Obama yang baru-baru mendapatkan ‘Nobel Perdamaian’ seorang pemimpin yang haus dengan perang. Di masa pemerintahan Obama ini, terjadi perluasan perang mulai dari Irak,  Afghanistan, Pakistan, Palestina, Yaman, Somalia dan Sudan. Dengan isu ‘terorisme’ Obama telah mendorong negara AS, melakukan campur tangan yang lebih luas atas dunia Islam. Setiap negara yang rakyatnya ingin menegakkan Islam, dan menolak hegemoni AS telah mendapatkan stempel sebagai pusat ‘teroris’. Dengan memberikan ‘stempel’ itu, AS berhak melakukan campur tangan langsung dengan menggunakan kekuatan militer yang dimilikinya.

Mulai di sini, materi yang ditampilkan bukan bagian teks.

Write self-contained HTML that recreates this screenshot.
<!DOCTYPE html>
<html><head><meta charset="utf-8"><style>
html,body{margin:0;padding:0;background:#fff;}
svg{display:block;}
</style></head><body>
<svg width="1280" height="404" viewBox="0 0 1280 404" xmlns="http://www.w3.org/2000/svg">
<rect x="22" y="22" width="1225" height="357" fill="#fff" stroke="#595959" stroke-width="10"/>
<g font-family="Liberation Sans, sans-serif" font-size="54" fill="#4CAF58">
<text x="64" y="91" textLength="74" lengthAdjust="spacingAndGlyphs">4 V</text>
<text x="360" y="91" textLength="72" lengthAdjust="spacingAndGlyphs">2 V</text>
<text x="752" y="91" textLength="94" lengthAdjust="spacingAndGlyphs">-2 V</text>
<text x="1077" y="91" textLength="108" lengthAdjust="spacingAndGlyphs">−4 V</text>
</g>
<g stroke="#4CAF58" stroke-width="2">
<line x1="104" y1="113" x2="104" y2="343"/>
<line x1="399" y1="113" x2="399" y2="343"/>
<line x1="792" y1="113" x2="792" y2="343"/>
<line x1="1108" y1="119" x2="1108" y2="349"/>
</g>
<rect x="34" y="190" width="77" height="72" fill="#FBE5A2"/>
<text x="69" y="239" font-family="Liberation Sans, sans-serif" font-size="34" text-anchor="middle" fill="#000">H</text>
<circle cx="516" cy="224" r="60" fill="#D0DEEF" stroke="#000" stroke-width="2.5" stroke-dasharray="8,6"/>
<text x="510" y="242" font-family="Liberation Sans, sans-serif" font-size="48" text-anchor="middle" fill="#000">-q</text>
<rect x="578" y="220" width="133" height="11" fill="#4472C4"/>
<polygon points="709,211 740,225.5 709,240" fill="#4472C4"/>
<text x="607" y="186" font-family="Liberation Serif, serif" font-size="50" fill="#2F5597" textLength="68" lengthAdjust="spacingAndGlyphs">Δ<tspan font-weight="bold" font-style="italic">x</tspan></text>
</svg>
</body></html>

Di setiap negara muslim tidak boleh ada potensi-potensi yang menginginkan tegaknya prinsip-prinsip Islam, karena akan bertentangan dengan nilai-nilai AS, yang menjadi supremasi kehidupan secara global. Pandangan tentang ancaman keamanan global itu, bukan semata-mata munculnya terorisme yang disebut kelompok ‘Al-Qaida’, tetapi setiap kelompok dan golongan di sebuah negara muslim, yang mencita-citakan penegakkan nilai-nilai Islam, di mata AS sudah merupakan ancaman. Setiap penolakan nilai-nilai yang menjadi ideologi AS itu, sudah masuk kategori ancaman.

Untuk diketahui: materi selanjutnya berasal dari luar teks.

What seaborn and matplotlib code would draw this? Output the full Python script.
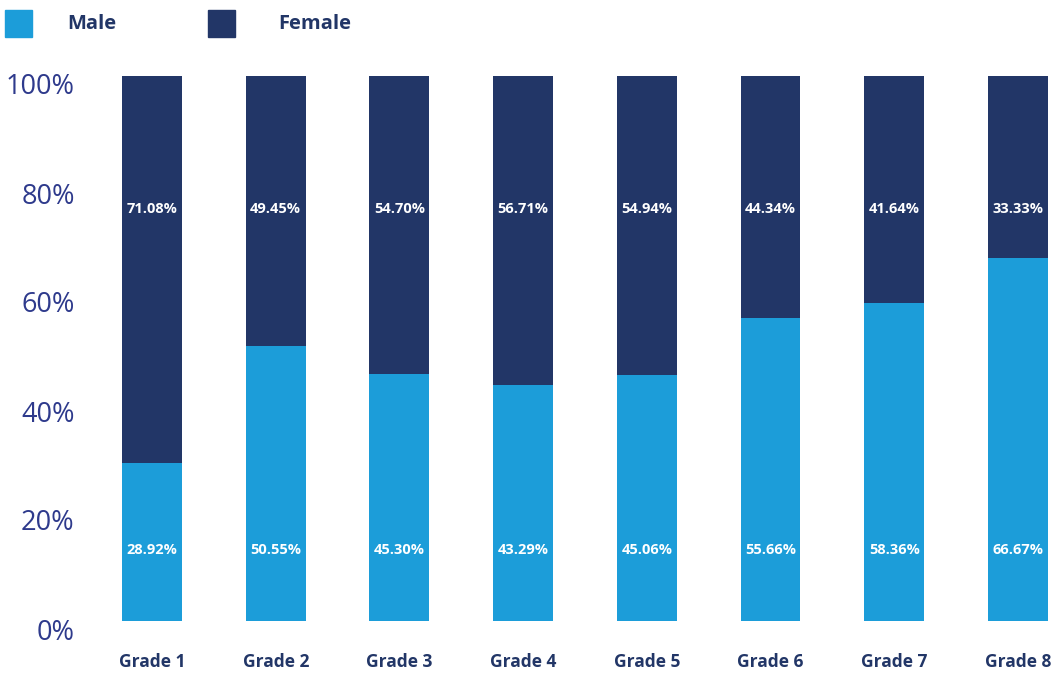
import matplotlib
matplotlib.use("Agg")
import matplotlib.pyplot as plt
import matplotlib.transforms as mtrans
from matplotlib.patches import Rectangle
import seaborn as sns
import pandas as pd

grades = ["Grade 1", "Grade 2", "Grade 3", "Grade 4", "Grade 5", "Grade 6", "Grade 7", "Grade 8"]
male = [28.92, 50.55, 45.30, 43.29, 45.06, 55.66, 58.36, 66.67]
female = [71.08, 49.45, 54.70, 56.71, 54.94, 44.34, 41.64, 33.33]
yticks = [0, 20, 40, 60, 80, 100]
ytick_labels = ["0%", "20%", "40%", "60%", "80%", "100%"]

MALE_C = "#1c9dd9"
FEMALE_C = "#223667"
TICK_C = "#2e3a8c"
TEXT_C = "#223667"

sns.set_style("white")
plt.rcParams["font.family"] = ["Open Sans", "Lato", "DejaVu Sans"]

W, H = 1053, 675
fig = plt.figure(figsize=(W / 100, H / 100), dpi=100)
L, R, B, T = 90, 1050, 621, 76
ax = fig.add_axes([L / W, (H - B) / H, (R - L) / W, (B - T) / H])

df = pd.DataFrame({"grade": grades, "male": male, "female": female})
df["total"] = df["male"] + df["female"]

sns.barplot(data=df, x="grade", y="total", color=FEMALE_C, width=0.485,
            saturation=1, ax=ax, order=grades, linewidth=0, edgecolor="none")
sns.barplot(data=df, x="grade", y="male", color=MALE_C, width=0.485,
            saturation=1, ax=ax, order=grades, linewidth=0, edgecolor="none")

step = 123.7
ax.set_xlim((L - 152) / step, (R - 152) / step)
ax.set_ylim(0, 100)
sns.despine(ax=ax, left=True, bottom=True)
ax.set_xlabel("")
ax.set_ylabel("")

ax.set_yticks(yticks)
ax.set_yticklabels(ytick_labels, fontsize=19.5, color=TICK_C, fontweight="normal")
ax.tick_params(axis="y", length=0, pad=11)
off = mtrans.ScaledTranslation(0, -8 / 100, fig.dpi_scale_trans)
for lab in ax.get_yticklabels():
    lab.set_transform(lab.get_transform() + off)

ax.set_xticks(range(len(grades)))
ax.set_xticklabels(grades, fontsize=12.5, fontweight="bold", color=TEXT_C)
ax.tick_params(axis="x", length=0, pad=23)

for i, (m, f) in enumerate(zip(male, female)):
    ax.text(i, 75.6, f"{f:.2f}%", ha="center", va="center", color="white",
            fontsize=10.5, fontweight="bold")
    ax.text(i, 13.0, f"{m:.2f}%", ha="center", va="center", color="white",
            fontsize=10.5, fontweight="bold")

# legend
for x0, lab, c, tx in [(5, "Male", MALE_C, 67), (208, "Female", FEMALE_C, 278)]:
    fig.patches.append(Rectangle((x0 / W, (H - 37) / H), 27 / W, 27 / H,
                                 transform=fig.transFigure, color=c))
    fig.text(tx / W, (H - 24) / H, lab, ha="left", va="center", fontsize=14.5,
             fontweight="bold", color=TEXT_C)

fig.savefig("out.png", dpi=100)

AS melalui Gedung Putih telah memerintahkan pemerintah Pakistan, dalam hal ini, Presiden Pakistan Asif Ali Zardari, agar  memerangi kelompok Taliban, yang dianggap akan menjadi ancaman. Padahal, kelompok Taliban ini, kelompok yang dapat diterima masyarakat, karena berbagai aktivitas mereka yang sangat membantu dan menciptakan suasana yang aman dengan cara diterapkan syariah Islam. Seperti yang mereka laksanakan di Lembah Swat dan Selatan Waziristan. Tapi, justru Gedung Putih melihat ini sebagai sebuah ancaman riil, khususnya bagi keamanan global.

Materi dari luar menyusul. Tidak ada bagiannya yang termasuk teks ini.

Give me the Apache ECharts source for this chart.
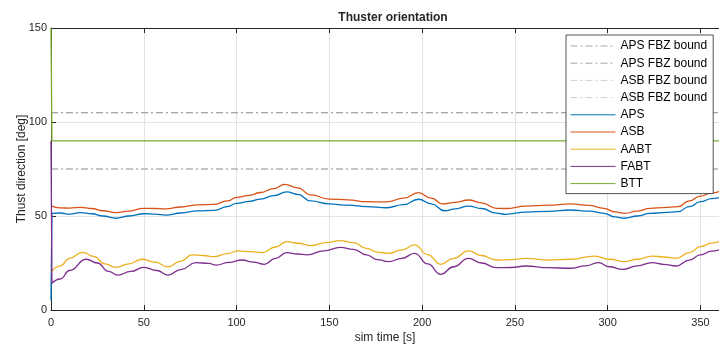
<!DOCTYPE html>
<html>
<head>
<meta charset="utf-8">
<script src="https://cdn.jsdelivr.net/npm/echarts@6/dist/echarts.min.js"></script>
<style>html,body{margin:0;padding:0;background:#fff}#c{width:719px;height:349px}</style>
</head>
<body>
<div id="c"></div>
<script>
// ---- data ----
var xTicks = [0, 50, 100, 150, 200, 250, 300, 350];
var yTicks = [0, 50, 100, 150];
var fbzUpper = 105;
var fbzLower = 75;
var timeEnd = 360;

var apsData = [[0.5,51.4],[5,51.6],[10,51.0],[16,51.8],[22,51.2],[28,50.0],[35,48.8],[42,50.0],[50,51.2],[56,51.0],[62,50.5],[70,51.6],[79,52.7],[88,53.0],[95,55.0],[100,56.7],[107,57.8],[113,59.0],[120,60.8],[127,62.8],[133,61.5],[140,58.0],[150,56.4],[160,55.8],[170,55.0],[181,54.4],[190,56.0],[198,58.9],[205,56.5],[212,52.8],[218,53.8],[225,55.3],[232,54.0],[240,51.5],[245,50.9],[256,52.1],[268,52.5],[280,53.2],[290,52.6],[298,51.4],[304,49.5],[309,48.8],[316,50.0],[323,51.4],[330,51.8],[338,52.3],[344,55.0],[350,57.6],[356,59.2],[360,59.8]];
var asbData = [[0,55.4],[5,54.3],[10,54.2],[16,54.6],[22,54.0],[28,52.8],[35,51.8],[42,52.6],[50,54.1],[56,54.0],[62,53.8],[70,54.8],[79,55.9],[88,56.2],[95,58.0],[100,59.9],[107,61.0],[113,62.5],[120,64.6],[126,66.8],[133,65.0],[140,61.2],[150,59.0],[160,58.6],[170,57.6],[181,57.5],[190,59.5],[198,62.4],[205,59.5],[211,56.4],[218,57.3],[225,58.5],[232,57.0],[240,54.1],[245,54.0],[256,55.3],[268,55.8],[280,56.4],[290,55.6],[298,54.1],[304,52.2],[309,51.4],[316,52.6],[323,54.1],[330,54.5],[338,55.0],[344,58.0],[350,60.6],[356,62.3],[360,63.0]];
var aabtData = [[0,20.0],[5,23.5],[10,27.5],[17,30.7],[23,28.5],[29,24.5],[35,22.7],[42,24.5],[49,27.0],[56,25.5],[63,23.0],[70,26.0],[76,29.3],[82,29.0],[88,28.4],[95,30.0],[101,31.4],[108,31.0],[114,30.5],[121,33.5],[127,36.4],[133,35.5],[140,34.2],[148,35.8],[156,36.9],[163,35.8],[170,32.8],[176,30.8],[182,30.1],[189,32.0],[196,34.6],[203,29.5],[210,24.3],[217,27.5],[225,31.5],[232,29.0],[240,26.6],[248,26.8],[256,27.5],[268,26.6],[280,27.0],[293,28.7],[301,27.0],[309,25.7],[316,27.0],[324,28.7],[330,28.2],[337,27.5],[344,30.5],[350,33.7],[356,35.6],[360,36.4]];
var fabtData = [[0.5,14.2],[5,16.5],[10,21.0],[19,27.0],[25,25.0],[31,20.5],[36,18.6],[43,20.5],[50,22.7],[57,21.0],[63,18.6],[70,21.5],[78,25.2],[85,24.8],[89,23.9],[96,25.3],[103,26.6],[109,25.5],[115,24.3],[121,27.5],[127,30.5],[133,29.8],[138,29.3],[147,31.5],[156,33.3],[163,32.3],[170,29.3],[176,26.8],[182,25.7],[189,27.5],[196,30.1],[203,24.5],[210,19.0],[217,23.0],[225,27.5],[232,25.0],[240,22.5],[248,22.6],[256,23.4],[268,22.5],[280,22.2],[288,23.5],[295,25.2],[301,23.0],[308,21.6],[316,23.5],[324,25.2],[330,24.3],[337,23.4],[344,26.5],[350,29.3],[356,31.3],[360,32.0]];
var apsStart = [[0,5],[0.5,51.4]];
var fabtStart = [[0,90],[0.5,14.2]];
var bttData = [[0,150],[0.5,90],[360,90]];

// ---- chart ----
var FONT = '"Liberation Sans", Arial, Helvetica, sans-serif';
var TXT = '#262626';
var chart = echarts.init(document.getElementById('c'), null, {renderer: 'canvas'});
function bound(name, color, v) {
  return {name: name, type: 'line', symbol: 'none', silent: true,
    data: [[0, v], [timeEnd, v]],
    lineStyle: {color: color, width: 1.2, type: [7, 3, 2, 3]}, itemStyle: {color: color}};
}
function curve(name, color, data, smooth) {
  return {name: name, type: 'line', symbol: 'none', silent: true, data: data,
    smooth: smooth ? 0.5 : false, smoothMonotone: 'x',
    lineStyle: {color: color, width: 1.3}, itemStyle: {color: color}};
}
var names = ['APS FBZ bound', 'APS FBZ bound\u200b', 'ASB FBZ bound', 'ASB FBZ bound\u200b', 'APS', 'ASB', 'AABT', 'FABT', 'BTT'];
var option = {
  animation: false,
  title: {text: 'Thuster orientation', left: 388, top: 7, textAlign: 'center',
    textStyle: {fontFamily: FONT, fontSize: 12, fontWeight: 'bold', color: TXT}},
  grid: {left: 51, top: 28, right: -6, bottom: 39, containLabel: false},
  legend: {
    data: names, orient: 'vertical', left: 566, top: 35,
    itemWidth: 45, itemHeight: 10, itemGap: 3.2,
    padding: [4, 6, 3, 4],
    backgroundColor: '#ffffff', borderColor: TXT, borderWidth: 0.8,
    itemStyle: {opacity: 0},
    lineStyle: {width: 1},
    textStyle: {fontFamily: FONT, fontSize: 12, color: '#000', lineHeight: 14},
    formatter: function (n) { return n.replace(/\u200b/g, ''); },
    selectedMode: false
  },
  xAxis: [{
    type: 'value', min: 0, max: timeEnd, interval: 50,
    name: 'sim time [s]', nameLocation: 'middle', nameGap: 22, nameMoveOverlap: false,
    nameTextStyle: {fontFamily: FONT, fontSize: 12, color: TXT},
    axisLine: {lineStyle: {color: TXT, width: 1}},
    axisTick: {inside: true, length: 5, lineStyle: {color: TXT}},
    axisLabel: {fontFamily: FONT, fontSize: 11, color: TXT, margin: 7, showMaxLabel: false,
      formatter: function (v) { return xTicks.indexOf(v) >= 0 ? String(v) : ''; }},
    splitLine: {show: true, lineStyle: {color: '#e3e3e3', width: 1}}
  }, {
    type: 'value', min: 0, max: timeEnd, interval: 50, position: 'top',
    axisLine: {lineStyle: {color: TXT, width: 1}},
    axisTick: {inside: true, length: 5, lineStyle: {color: TXT}},
    axisLabel: {show: false}, splitLine: {show: false}
  }],
  yAxis: {
    type: 'value', min: 0, max: 150, interval: 50,
    name: 'Thust direction [deg]', nameLocation: 'middle', nameGap: 23, nameMoveOverlap: false,
    nameTextStyle: {fontFamily: FONT, fontSize: 12, color: TXT},
    axisLine: {show: true, lineStyle: {color: TXT, width: 1}},
    axisTick: {show: true, inside: true, length: 5, lineStyle: {color: TXT}},
    axisLabel: {fontFamily: FONT, fontSize: 11, color: TXT, margin: 4,
      formatter: function (v) { return yTicks.indexOf(v) >= 0 ? String(v) : ''; }},
    splitLine: {show: true, lineStyle: {color: '#e3e3e3', width: 1}}
  },
  series: [
    bound(names[2], '#cfcfcf', fbzUpper),
    bound(names[3], '#cfcfcf', fbzLower),
    bound(names[0], '#a6a6a6', fbzUpper),
    bound(names[1], '#a6a6a6', fbzLower),
    curve('APS', '#0072BD', apsData, true),
    curve('_apsStart', '#0072BD', apsStart, false),
    curve('ASB', '#D95319', asbData, true),
    curve('AABT', '#EDB120', aabtData, true),
    curve('FABT', '#7E2F8E', fabtData, true),
    curve('_fabtStart', '#7E2F8E', fabtStart, false),
    curve('BTT', '#77AC30', bttData, false)
  ]
};
chart.setOption(option);
</script>
</body>
</html>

Setiap negara yang menolak hegemoni AS dituduh sebagai negara yang  menjadi basis kekuatan teroris dan Al-Qaidah, dan syah untuk dihancurkan. AS telah mendorong setiap pemerintahan di negera Islam, agar penguasanya berperang melawan kelompok ‘teroris’ atau ‘Al-Qaidah’, yang sudah menjadi momok, dan sangat menakutkan. Sikap dan pendangan AS inilah yang menciptakan dunia menjadi semakin tidak aman. AS justru mendorong setiap negara berperang dengan rakyatnya, yang kemudian AS membantu dan ikut dalam konflik antara pemerintahan muslim dengan kelompok-kelompok disebuah negara yang ingin menegakkan ideologi Islam.

Hegemoni AS telah menciptakan kesengsaraan dan kehancuran. AS tidak hanya menguasai sumber daya alam di negeri-negeri muslim, tetapi lebih dari itu, AS dengan menggunakan pemerintahan yang ada menghancurkan kekuatan dan kelompok yang ingin menegakkan prinsip-prinsip Islam, tentu yang sangat berbeda dengan prinsip-prinsip dan ideologi AS. Islam sangatlah berbeda prinsip sekulerisme, yang sekarang ini dipaksakan dengan berbagai cara, termasuk dengan menggunakan kekerasan senjata.

Apa yang salah dengan nilai-nilai Islam? Apakah melanggar konvensi internasional, jika sekelompok warga negara disebuah negera muslim, yang ingin menegakkan prinsip-prinsip Islam? Inilah yang menjadi titik konflik yang tidak akan habis-habisnya antara Timur dan Barat. Antara Islam dengan Barat yang sekuler, materialistik, dan tanpa moral.

Langkah Presiden Ali Abdullah Saleh yang menolak campur tangan langsung AS ke dalam negeri Yaman, dan menawarkan dialog dengan kelompok ‘Al-Qaidah’, sebuah langkah sangat bijak, dan demi menyelamatkan Yaman dari kehancuran. Tentu, AS mempunyai tujuan yang nyata-nyata untuk menghancurkan negeri muslim dan umat Islam, melalui mengadu-domba antara pemerintah dengan rakyatnya melalui isu terorisme dan Al-Qaidah. Wallahu’alam.